PPP loans sustained many businesses during shutdown
The first headline popped up at 2:30 p.m. Monday. Congressman and auto dealer Mike Kelly and his company received a PPP loan of between $600,000 and $1.4 million dollars for his combined dealerships.
They were among 660,000 businesses, including the Butler Eagle, that received these loans. If you read far enough into any of the multitude of stories about the people receiving loans, you will read a clarification that Kelly’s company did nothing wrong and was clearly eligible for the loan. That is still not going to eliminate all the screaming from political opponents and persons who don’t like anyone being more successful than they are.
The purpose of the PPP loans was to sustain payrolls for companies that had been mostly shut down due to the coronavirus pandemic. We editorialized from the beginning that it was the worst, strangest thing we had ever encountered in business. It was a challenge to hurry and spend the money, but do so within the rules. Spend as much as they determined you deserved, but blow through it in eight weeks.
Speaking as a business that applied for and received life-sustaining funds through the program, it was the only way our doors could remain open through the months of March, April, May and June. Without those funds to cover our payroll, we would have had to shut down until advertisers were able to open back up for business.
Car dealers were certainly in the same boat. They lost almost all their sources of revenue just as we did. So, that justifies any of the Butler County car dealers applying for and accepting PPP loans. Before you make the accusation that our position is based on advertising dollars, you should note that car dealers were once our biggest and best advertisers, but today we benefit very little from them.
But some of you are already claiming Kelly Automotive should not be treated the same as all the others because of Mike Kelly being a Congressman, and because he and his family have access to funds that others do not. It doesn’t seem to matter that most of those funds were not and are not directly derived from the car dealership. The roughly 200 employees who get paychecks signed by Kelly would have had to be laid off and put on unemployment instead. Or did you expect a privately owned company should just continue to pay their workers after the state forces them to close the business?
Some of you just answered that question with a “yes” simply because the Kelly family has been successful.
Let us remind you that even prior to running for office, Mike Kelly was an integral part of this community, and he and his extended family were second to none in giving to nonprofits and charities. They also have sat on almost every board in the county.

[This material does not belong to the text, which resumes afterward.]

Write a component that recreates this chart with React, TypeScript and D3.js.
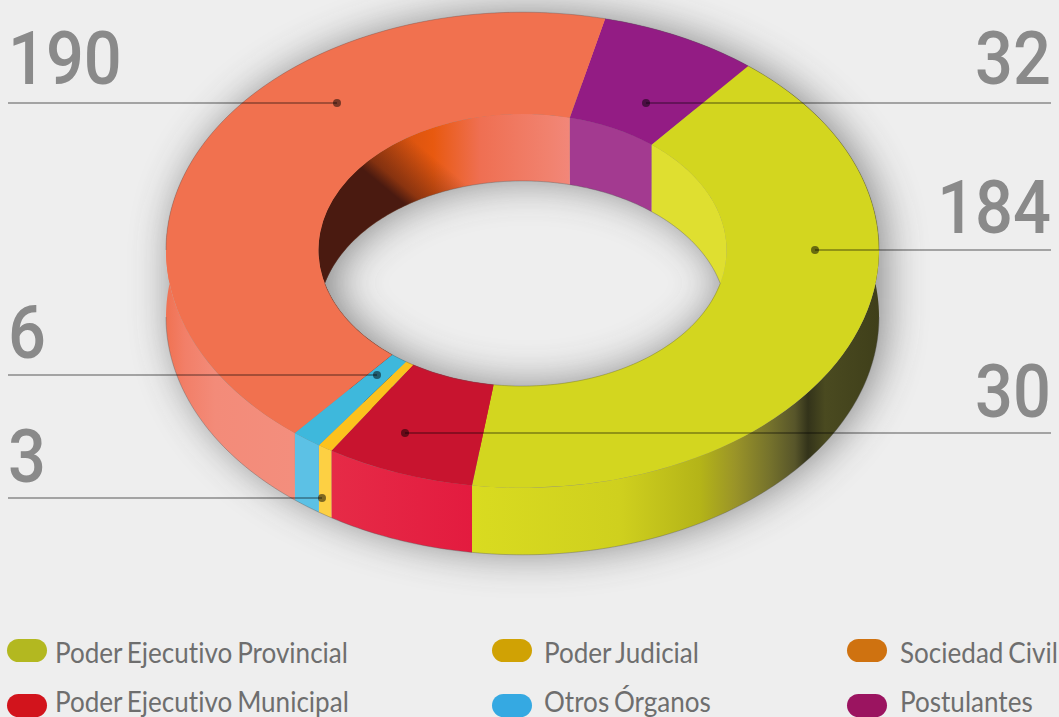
import * as d3 from 'd3'

// values, clockwise from the purple slice
const categories = ['Postulantes', 'Poder Ejecutivo Provincial', 'Poder Ejecutivo Municipal', 'Poder Judicial', 'Otros Órganos', 'Sociedad Civil']
const values = [32, 184, 30, 3, 6, 190]

// legend order, row by row
const legendCategories = ['Poder Ejecutivo Provincial', 'Poder Ejecutivo Municipal', 'Poder Judicial', 'Otros Órganos', 'Sociedad Civil', 'Postulantes']
const legendColors = ['#b3b820', '#d2141c', '#d0a204', '#35a9e2', '#cf7210', '#9b1460']

const topColors = ['#931c84', '#d3d61f', '#c8142f', '#fcc21d', '#3eb8dc', '#f1714f']
const outerWallFills = ['#931c84', 'url(#wallYellow)', 'url(#wallRed)', '#fdd043', '#5cc1e5', 'url(#wallCoral)']
const innerWallFills = ['#a33a90', '#dfdf30', '#c8142f', '#fcc21d', '#3eb8dc', 'url(#wallOrange)']

const W = 1059
const H = 717
const cx = 522.5
const cy = 250
const outerR = 356.5
const innerR = 204
const squash = 0.667
const depth = 67
const rad = (deg: number) => (deg * Math.PI) / 180
const startDeg = 13.4

const pie = d3.pie<number>().sort(null).value(d => d)
  .startAngle(rad(startDeg)).endAngle(rad(startDeg + 360))
const slices = pie(values)

const ring = d3.arc<any>().innerRadius(innerR).outerRadius(outerR)
const line = d3.line()

// point on the ellipse of radius r, angle as in d3.arc (0 at 12 o'clock)
const pt = (r: number, a: number, dy = 0): [number, number] =>
  [cx + r * Math.sin(a), cy - r * squash * Math.cos(a) + dy]

const arcPts = (r: number, a0: number, a1: number, dy = 0) => {
  const n = Math.max(2, Math.ceil(Math.abs(a1 - a0) / rad(1)))
  return d3.range(n + 1).map(i => pt(r, a0 + ((a1 - a0) * i) / n, dy))
}

const wall = (r: number, a0: number, a1: number) =>
  line([...arcPts(r, a0, a1), ...arcPts(r, a1, a0, depth)]) + 'Z'

const shadowSteps = d3.range(0, depth + 1, 6)

// leader lines and big numbers
const leaders = [
  { value: 190, dot: [337, 103], end: 8, tx: 8, ty: 84, anchor: 'start' },
  { value: 32, dot: [646, 103], end: 1051, tx: 1051, ty: 84, anchor: 'end' },
  { value: 184, dot: [815, 250], end: 1051, tx: 1051, ty: 233, anchor: 'end' },
  { value: 6, dot: [377, 375], end: 8, tx: 8, ty: 358, anchor: 'start' },
  { value: 30, dot: [405, 433], end: 1051, tx: 1051, ty: 417, anchor: 'end' },
  { value: 3, dot: [322, 498], end: 8, tx: 8, ty: 482, anchor: 'start' },
]

const legendCols = [7, 492, 847]
const legendTextX = [55, 544, 900]
const legendRows = [639, 694]
const legendBaselines = [663, 711.5]

const yellowStops: [number, string][] = [[473, '#d9db20'], [620, '#cfd01e'], [700, '#b4b418'], [735, '#9a9428'], [770, '#75722c'], [795, '#57552a'], [808, '#33331a'], [825, '#4a4a20'], [879, '#3f3f1a']]
const redStops: [number, string][] = [[329, '#e62b47'], [473, '#e31b3f']]
const orangeStops: [number, string][] = [[318, '#4a1a10'], [360, '#c04a10'], [433, '#e8590f'], [480, '#ef6f52'], [550, '#f1826f'], [571, '#f2877a']]
const coralStops: [number, string][] = [[166, '#f07252'], [185, '#f27f68'], [215, '#f38b79'], [293, '#f38e7d']]

const gradient = (id: string, stops: [number, string][]) => {
  const x0 = stops[0][0]
  const x1 = stops[stops.length - 1][0]
  return (
    <linearGradient key={id} id={id} gradientUnits="userSpaceOnUse" x1={x0} x2={x1} y1={0} y2={0}>
      {stops.map(([x, c]) => <stop key={x} offset={(x - x0) / (x1 - x0)} stopColor={c} />)}
    </linearGradient>
  )
}

export default function App() {
  const tip = Math.acos((depth / 2) / (innerR * squash))
  return (
    <svg width={W} height={H} viewBox={`0 0 ${W} ${H}`} style={{ position: 'absolute', left: 0, top: 0, display: 'block' }}>
      <defs>
        {gradient('wallYellow', yellowStops)}
        {gradient('wallRed', redStops)}
        {gradient('wallOrange', orangeStops)}
        {gradient('wallCoral', coralStops)}
        <linearGradient id="wallDark" gradientUnits="userSpaceOnUse" x1={379} y1={189} x2={417} y2={143}>
          <stop offset={0} stopColor="#4a1a10" />
          <stop offset={0.08} stopColor="#4a1a10" />
          <stop offset={0.3} stopColor="#4a1a10" stopOpacity={0.55} />
          <stop offset={1} stopColor="#4a1a10" stopOpacity={0} />
        </linearGradient>
        <filter id="blur" filterUnits="userSpaceOnUse" x={0} y={-60} width={W + 100} height={H + 60}>
          <feGaussianBlur stdDeviation={20} />
        </filter>
      </defs>

      <rect width={W} height={H} fill="#eeeeee" />

      {/* soft shadow under the ring */}
      <g filter="url(#blur)" opacity={0.6} fill="#444">
        {shadowSteps.map(dy => (
          <path key={dy} d={ring({ startAngle: 0, endAngle: 2 * Math.PI }) as string}
            transform={`translate(${cx + 6},${cy + dy}) scale(1,${squash})`} />
        ))}
      </g>

      {/* inner walls */}
      {slices.map((s, i) => (
        <path key={i} d={wall(innerR, s.startAngle, s.endAngle)} fill={innerWallFills[i]} />
      ))}
      <path d={wall(innerR, slices[5].startAngle, slices[5].endAngle)} fill="url(#wallDark)" />

      {/* outer walls */}
      {slices.map((s, i) => (
        <path key={i} d={wall(outerR, s.startAngle, s.endAngle)} fill={outerWallFills[i]} />
      ))}

      {/* top face */}
      <g transform={`translate(${cx},${cy}) scale(1,${squash})`}>
        {slices.map((s, i) => (
          <path key={categories[i]} d={ring(s) as string} fill={topColors[i]} />
        ))}
      </g>

      {/* thin outlines */}
      <g fill="none" stroke="#555" strokeOpacity={0.45} strokeWidth={0.8}>
        <path d={line(arcPts(outerR, rad(-90), rad(90))) as string} />
        <path d={line(arcPts(outerR, rad(90), rad(270), depth)) as string} />
        <path d={line(arcPts(innerR, rad(180) - tip, rad(180) + tip)) as string} />
        <path d={line(arcPts(innerR, -tip, tip, depth)) as string} />
      </g>

      {/* leaders */}
      {leaders.map(d => (
        <g key={d.value}>
          <line x1={d.dot[0]} x2={d.end} y1={d.dot[1]} y2={d.dot[1]} stroke="#000" strokeOpacity={0.42} strokeWidth={1.3} />
          <circle cx={d.dot[0]} cy={d.dot[1]} r={4} fill="#000" fillOpacity={0.5} />
          <text transform={`translate(${d.tx},${d.ty}) scale(0.89,1)`} textAnchor={d.anchor as any}
            fontFamily="Roboto" fontWeight={500} fontSize={75} fill="#8a8a8a">{d.value}</text>
        </g>
      ))}

      {/* legend */}
      {legendCategories.map((name, i) => {
        const col = Math.floor(i / 2)
        const row = i % 2
        return (
          <g key={name}>
            <rect x={legendCols[col]} y={legendRows[row]} width={40} height={23} rx={11.5} fill={legendColors[i]} />
            <text transform={`translate(${legendTextX[col]},${legendBaselines[row]}) scale(0.915,1)`}
              fontFamily="Lato" fontSize={28.5} fill="#6e6e6e"
              style={{ wordSpacing: -2, fontVariantLigatures: 'none' }}>{name}</text>
          </g>
        )
      })}
    </svg>
  )
}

Maybe the easy way to view this is that no elected official should be able to receive funds for a business from this type of program. Many people feel the system already gives them too much in salary and benefits. If that is the case, then new laws need to be written. But as it stands today, there is nothing wrong with each and every eligible business in Butler County getting their share of the PPP money. That includes ones owned by congressmen.